I was still agnostic at that point. I started approaching spirituality later on, not much because of an emotional need, but because further studies both in STEM disciplines and Philosophy highlighted the limit of reason to explain and understand the world. Reason is a tool among others, with its limits. Limits that can be reasoned about using reason itself. You cannot investigate or explain what lies outside though, let alone change it, something for which you need different tools: faith, spirituality, trust. I got closer to what Erik Davis calls “Cyborg Spiritualism”, but it doesn’t mean much since it’s not an organized movement, but more of a shared intuition and meaning-making process to which, in the last 60 years, more and more people arrived.

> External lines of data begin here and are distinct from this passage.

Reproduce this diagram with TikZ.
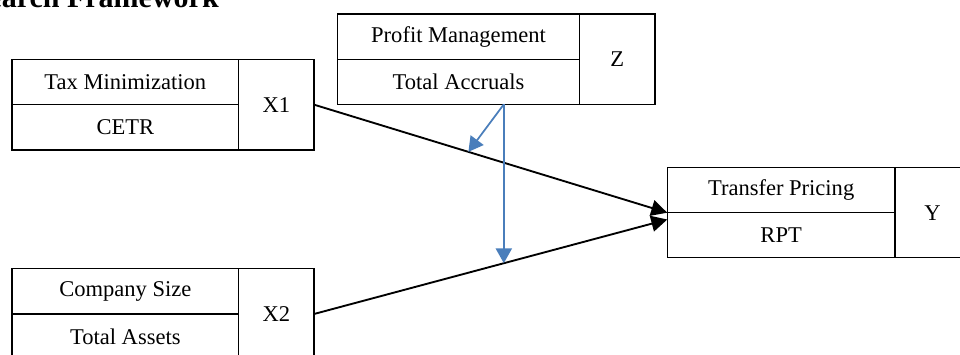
\documentclass[tikz,border=0pt]{standalone}
\usepackage{fontspec}
\setmainfont{Liberation Serif}
\usetikzlibrary{arrows.meta,calc}
\definecolor{connblue}{RGB}{74,126,187}
\begin{document}
\begin{tikzpicture}[x=0.75pt,y=-0.75pt,
  cell/.style={draw=black, line width=0.85pt, inner sep=0pt, outer sep=0pt, anchor=north west,
    font=\fontsize{16.9}{20}\selectfont},
  blk/.style={draw=black, line width=1.4pt, -{Triangle[length=12pt,width=12pt]}},
  blu/.style={draw=connblue, line width=1.3pt, -{Triangle[length=11pt,width=12pt]}},
  ttl/.style={font=\bfseries\fontsize{22.5}{27}\selectfont, inner sep=0pt, anchor=base east}
]
\useasboundingbox (0,0) rectangle (960,354);
\clip (0,0) rectangle (960,354);

\node[ttl] (title) at (219,7) {Research Framework};

% Tax Minimization
\node[cell, minimum width=226.7*0.75pt, minimum height=45.3*0.75pt] (tmA) at (12,59.3) {Tax Minimization};
\node[cell, minimum width=226.7*0.75pt, minimum height=45.4*0.75pt] (tmB) at (12,104.6) {CETR};
\node[cell, minimum width=75.3*0.75pt, minimum height=90.7*0.75pt] (x1) at (238.7,59.3) {X1};

% Profit Management
\node[cell, minimum width=242.4*0.75pt, minimum height=45.3*0.75pt] (pmA) at (337.3,14) {Profit Management};
\node[cell, minimum width=242.4*0.75pt, minimum height=45*0.75pt] (pmB) at (337.3,59.3) {Total Accruals};
\node[cell, minimum width=75.3*0.75pt, minimum height=90.3*0.75pt] (z) at (579.7,14) {Z};

% Company Size
\node[cell, minimum width=226.7*0.75pt, minimum height=45.7*0.75pt] (csA) at (12,268.3) {Company Size};
\node[cell, minimum width=226.7*0.75pt, minimum height=45.7*0.75pt] (csB) at (12,314) {Total Assets};
\node[cell, minimum width=75.3*0.75pt, minimum height=91.4*0.75pt] (x2) at (238.7,268.3) {X2};

% Transfer Pricing
\node[cell, minimum width=227.7*0.75pt, minimum height=45*0.75pt] (tpA) at (667.3,167.7) {Transfer Pricing};
\node[cell, minimum width=227.7*0.75pt, minimum height=45*0.75pt] (tpB) at (667.3,212.7) {RPT};
\node[cell, minimum width=75*0.75pt, minimum height=90*0.75pt] (y) at (895,167.7) {Y};

% connectors
\coordinate (tpin2) at ($(tpB.north west)+(0,6.8)$);
\draw[blk] (x1.east) -- (tpA.south west);
\draw[blk] (x2.east) -- (tpin2);

\coordinate (zs) at ($(pmB.south west)!0.687!(pmB.south east)$);
\coordinate (m1) at ($(x1.east)!0.437!(tpA.south west)$);
\coordinate (m2) at ($(x2.east)!0.538!(tpin2)$);
\draw[blu] (zs) -- (m1);
\draw[blu] (zs) -- (zs |- m2);
\end{tikzpicture}
\end{document}
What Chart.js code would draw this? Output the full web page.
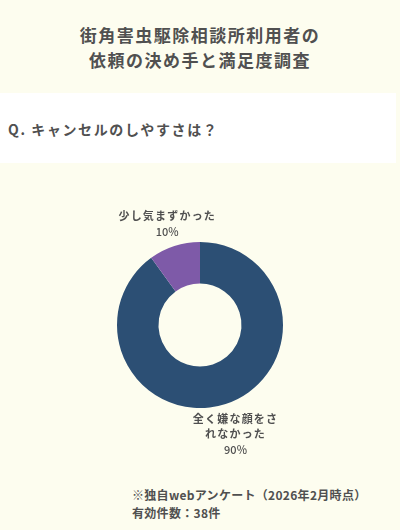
<!DOCTYPE html>
<html><head><meta charset="utf-8">
<script src="https://cdn.jsdelivr.net/npm/chart.js@4"></script>
<style>
html,body{margin:0;padding:0;width:400px;height:530px;background:#fdfdef;overflow:hidden;font-family:"Noto Sans CJK JP","Noto Sans",sans-serif;color:#505050;}
#title{position:absolute;top:22px;left:0;width:400px;text-align:center;font-weight:bold;font-size:17px;line-height:25px;letter-spacing:1.5px;}
#band{position:absolute;top:93px;left:0;width:396px;height:70px;background:#fff;}
#q{position:absolute;top:118px;left:8px;font-weight:bold;font-size:14px;letter-spacing:1.6px;line-height:22px;}
#wrap{position:absolute;top:175px;left:0;width:400px;height:300px;}
#foot{position:absolute;top:486px;left:132px;font-weight:bold;font-size:12px;line-height:18px;letter-spacing:0.3px;}
</style></head>
<body>
<div id="title">街角害虫駆除相談所利用者の<br>依頼の決め手と満足度調査</div>
<div id="band"></div>
<div id="q">Q. キャンセルのしやすさは？</div>
<div id="wrap"><canvas id="c"></canvas></div>
<div id="foot">※独自webアンケート（2026年2月時点）<br>有効件数：38件</div>
<script>
const categories = [["全く嫌な顔をさ","れなかった"], ["少し気まずかった"]];
const values = [90, 10];
const percentLabels = ["90%", "10%"];
const colors = ["#2c4f74", "#7e5aa8"];

const labelPlugin = {
  id: 'outLabels',
  afterDraw(chart) {
    const ctx = chart.ctx;
    const meta = chart.getDatasetMeta(0);
    const offsets = [32, 23];
    meta.data.forEach((arc, i) => {
      const mid = (arc.startAngle + arc.endAngle) / 2;
      const r = arc.outerRadius + offsets[i];
      const cx = arc.x + Math.cos(mid) * r;
      const cy = arc.y + Math.sin(mid) * r;
      const lines = categories[i];
      const lh = 14.5;
      const gap = 16;
      const totalH = (lines.length - 1) * lh + gap;
      let y = cy - totalH / 2;
      ctx.save();
      ctx.fillStyle = '#505050';
      ctx.textAlign = 'center';
      ctx.textBaseline = 'middle';
      ctx.font = 'bold 11px "Noto Sans CJK JP"';
      try { ctx.letterSpacing = '1.2px'; } catch(e) {}
      lines.forEach((l, k) => { ctx.fillText(l, cx, y); if (k < lines.length - 1) y += lh; });
      y += gap;
      try { ctx.letterSpacing = '0px'; } catch(e) {}
      ctx.font = '500 11px "Noto Sans CJK JP"';
      ctx.fillText(percentLabels[i], cx, y);
      ctx.restore();
    });
  }
};

new Chart(document.getElementById('c'), {
  type: 'doughnut',
  data: {
    labels: categories.map(c => c.join('')),
    datasets: [{ data: values, backgroundColor: colors, borderWidth: 0 }]
  },
  options: {
    responsive: true,
    maintainAspectRatio: false,
    animation: false,
    cutout: '50%',
    layout: { padding: { top: 67, bottom: 67 } },
    plugins: { legend: { display: false }, tooltip: { enabled: false } }
  },
  plugins: [labelPlugin]
});
</script>
</body></html>
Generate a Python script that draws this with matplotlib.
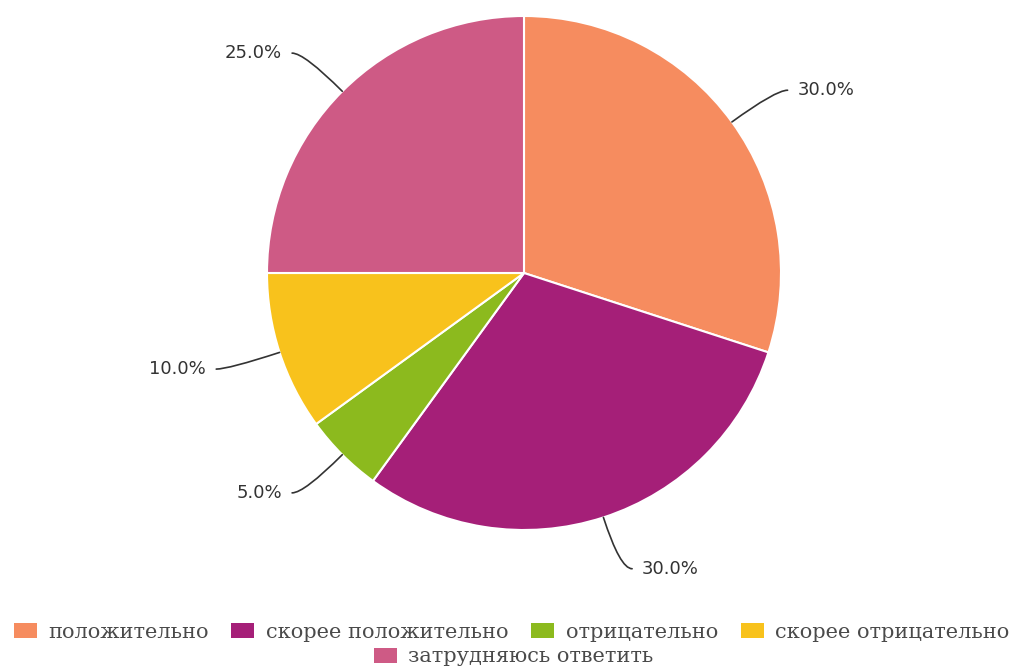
import numpy as np
import matplotlib.pyplot as plt
from matplotlib.patches import Patch

labels = ["положительно", "скорее положительно", "отрицательно",
          "скорее отрицательно", "затрудняюсь ответить"]
values = [30, 30, 5, 10, 25]
colors = ["#F68C5F", "#A51F78", "#8CBA1E", "#F8C21C", "#CE5A85"]

W, H = 1017, 668
fig = plt.figure(figsize=(W / 100, H / 100), dpi=100)
ax = fig.add_axes([0, 0, 1, 1])
ax.set_xlim(0, W)
ax.set_ylim(0, H)
ax.set_aspect("equal")
ax.axis("off")

wedges, _ = ax.pie(values, colors=colors, startangle=90, counterclock=False,
                   center=(524, H - 273), radius=257,
                   wedgeprops=dict(edgecolor="white", linewidth=1.5))
ax.set_xlim(0, W)
ax.set_ylim(0, H)

total = sum(values)
for w, v in zip(wedges, values):
    mid = (w.theta1 + w.theta2) / 2
    a = np.deg2rad(mid)
    cx, cy = w.center
    r = w.r
    right = np.cos(a) >= 0
    sgn = 1 if right else -1
    edge = (cx + r * np.cos(a), cy + r * np.sin(a))
    # radial part then a short horizontal part, smoothed
    knee = (cx + 1.21 * r * np.cos(a), cy + 1.21 * r * np.sin(a))
    end = (knee[0] + sgn * 12, knee[1])
    ax.annotate("", xy=edge, xytext=end,
                arrowprops=dict(arrowstyle="-", color="#333333", lw=1.2,
                                shrinkA=0, shrinkB=0,
                                connectionstyle=f"angle3,angleA=0,angleB={mid}"))
    ax.text(end[0] + sgn * 10, end[1], f"{100 * v / total:.1f}%",
            ha="left" if right else "right", va="center",
            fontsize=13, color="#333333", family="DejaVu Sans")

handles = [Patch(facecolor=c, edgecolor="none") for c in colors]
prop = dict(family="DejaVu Serif", size=15)
fig.legend(handles[:4], labels[:4], loc="center",
           bbox_to_anchor=(0.503, 1 - 632 / H), ncol=4, frameon=False,
           prop=prop, handlelength=1.1, handleheight=0.7,
           handletextpad=0.55, columnspacing=1.1, labelcolor="#4a4a4a")
fig.legend(handles[4:], labels[4:], loc="center",
           bbox_to_anchor=(0.505, 1 - 657 / H), ncol=1, frameon=False,
           prop=prop, handlelength=1.1, handleheight=0.7,
           handletextpad=0.55, labelcolor="#4a4a4a")

fig.savefig("out.png", dpi=100, facecolor="white")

Especially people dealing with disciplines like system theory, cybernetics, system design, and information theory, but also people disillusioned with the New Age movement or other Western Gnostic practices. Mixed in it there’s plenty of animism.
Atheists believe that all religions are about speaking to God, and hoping for an answer, while many religions are about listening to God because they are already talking to us all the time.
The true path to Enlightenment prescribes not to argue with edgy 16 yo kids on the Internet. The New Atheist movement is dead, only edgy kids remain. No need to argue.
I had to check urban dictionary to get the joke lol
There’s a language field in the database to map the language too. The fact that there are only english-speaking communities is a temporary focus, because they allow to reach a broader target, but submissions in other languages are more than welcome. I’m actually not based in an English-speaking country and I’m not a native speaker, so for my own stuff I will eventually start contributing by mapping other spaces.